Commit message convention

"Commit messages must follow our convention based on Angular Style or Karma convention:

<type>[(scope)]: Subject

[Body]

Subject and body must be valid Markdown. Subject must have proper casing (uppercase for first letter if it makes sense), but no dot at the end, and no punctuation in general.

Scope and body are optional. Type can be:

  • feat: New feature.
  • test: About tests.
  • deps: Dependencies update.
  • build: About packaging, building wheels, etc.
  • docs: About documentation.
  • ci: About Continuous Integration.
  • doc: About documentation.
  • refactor: Changes that are not features or bug fixes.
  • style: A change in code style/format.
  • perf: About performance.
  • ref: Code refactoring.
  • chore: About packaging or repo/files management.
  • tests: About tests.
  • fix: Bug fix.
  • revert: Code revert.

If you write a body, please add trailers at the end (for example issues and PR references, or co-authors), without relying on GitHub's flavored Markdown:

Body.

Issue #10: https://github.com/namespace/project/issues/10
Related to PR namespace/other-project#2: https://github.com/namespace/other-project/pull/2

These "trailers" must appear at the end of the body, without any blank lines between them. The trailer title can contain any character except colons :. We expect a full URI for each trailer, not just GitHub autolinks (for example, full GitHub URLs for commits and issues, not the hash or the #issue-number).
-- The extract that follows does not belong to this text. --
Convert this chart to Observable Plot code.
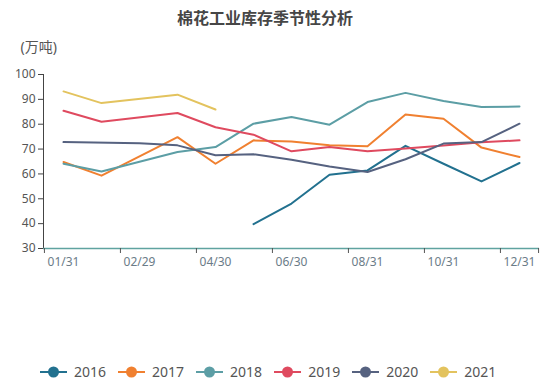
<!DOCTYPE html>
<html><head><meta charset="utf-8">
<script src="https://cdn.jsdelivr.net/npm/d3@7"></script>
<script src="https://cdn.jsdelivr.net/npm/@observablehq/plot@0.6"></script>
<style>
body{margin:0;background:#fff;font-family:"Noto Sans","Noto Sans CJK SC",sans-serif;}
#wrap{position:relative;width:550px;height:389px;overflow:hidden;background:#fff}
#title{height:34px;line-height:34px;width:530px;text-align:center;font-size:16px;font-weight:bold;color:#464646;font-family:"Noto Sans CJK SC",sans-serif}
#chart svg{display:block}
#legend{position:absolute;left:40px;top:362px;display:flex;align-items:center;font-size:14px;color:#555}
.item{display:flex;align-items:center;margin-right:12px}
.item svg{margin-right:7px}
</style></head>
<body><div id="wrap"><div id="title">棉花工业库存季节性分析</div><div id="chart"></div><div id="legend"></div></div>
<script>
const categories = ["01/31","02/28","02/29","03/31","04/30","05/31","06/30","07/31","08/31","09/30","10/31","11/30","12/31"];
const tickLabels = ["01/31","02/29","04/30","06/30","08/31","10/31","12/31"];
const yTicks = [30,40,50,60,70,80,90,100];
const years = ["2016","2017","2018","2019","2020","2021"];
const colors = ["#22718f","#f08030","#5c9ea5","#df4a5f","#566280","#e3c35e"];
const v2016 = [null,null,null,null,null,39.8,48.1,59.7,61.4,71.3,64.1,57.0,64.4];
const v2017 = [64.8,59.3,null,74.8,64.1,73.5,73.0,71.5,71.1,83.9,82.2,70.6,66.8];
const v2018 = [64.1,61.0,null,68.8,70.8,80.2,82.9,79.8,88.9,92.6,89.3,86.9,87.1];
const v2019 = [85.4,81.0,null,84.5,78.8,75.8,69.1,70.8,69.1,70.2,71.4,72.7,73.5];
const v2020 = [72.8,null,72.3,71.5,67.5,67.9,65.7,63.0,60.8,65.9,72.2,72.8,80.2];
const v2021 = [93.2,88.5,null,91.9,85.9,null,null,null,null,null,null,null,null];
const yLabel = "(万吨)";

const series = [v2016,v2017,v2018,v2019,v2020,v2021];
const rows = [];
series.forEach((vals, s) => vals.forEach((v, i) => { if (v != null) rows.push({year: years[s], date: categories[i], value: v}); }));

const W = 550, ML = 43, MR = 11;
const step = (W - ML - MR) / categories.length;
const font = '"Noto Sans","Noto Sans CJK SC",sans-serif';

const plot = Plot.plot({
  width: W, height: 260, marginLeft: ML, marginRight: MR, marginTop: 40, marginBottom: 46,
  style: {fontFamily: font, fontSize: "12px", color: "#555", background: "transparent"},
  x: {type: "point", domain: categories, padding: 0.5},
  y: {domain: [30, 100]},
  color: {domain: years, range: colors},
  marks: [
    Plot.frame({anchor: "left", stroke: "#444"}),
    Plot.axisY(yTicks, {tickSize: 5, tickPadding: 3, label: null, stroke: "#444", fill: "#555"}),
    Plot.ruleY([30], {stroke: "#5fa3a0", strokeWidth: 1.6}),
    Plot.axisX(tickLabels, {tickSize: 0, tickPadding: 9, label: null, fill: "#6b7c88"}),
    Plot.axisX(tickLabels, {tickSize: 5, dx: -step / 2, tickFormat: () => "", label: null, stroke: "#555"}),
    Plot.axisX([categories[categories.length - 1]], {tickSize: 5, dx: step / 2, tickFormat: () => "", label: null, stroke: "#555"}),
    Plot.lineY(rows, {x: "date", y: "value", z: "year", stroke: "year", strokeWidth: 2}),
    Plot.text([yLabel], {frameAnchor: "top-left", dx: -23, dy: -27, textAnchor: "start", lineAnchor: "middle", fontSize: 14, fill: "#555"})
  ]
});
document.getElementById("chart").appendChild(plot);

const cs = plot.scale("color");
const leg = document.getElementById("legend");
years.forEach(y => {
  const c = cs.apply(y);
  const it = document.createElement("div");
  it.className = "item";
  it.innerHTML = `<svg width="27" height="14"><line x1="0" y1="7" x2="27" y2="7" stroke="${c}" stroke-width="2"/><circle cx="13.5" cy="7" r="5.5" fill="${c}"/></svg><span>${y}</span>`;
  leg.appendChild(it);
});
</script></body></html>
We do not enforce a line length on commit messages summary and body, but please avoid very long summaries, and very long lines in the body, unless they are part of code blocks that must not be wrapped.

Pull request guidelines

Link to any related issue in the Pull Request message.

During the review, we recommend using fixups:

git commit --fixup=SHA # SHA of commit you want to fix

Once all the changes are approved, you can squash your commits:

git rebase -i --autosquash main

And force-push:

git push -f

If this seems all too complicated, you can push or force-push each new commit, and we will squash them ourselves if needed, before merging.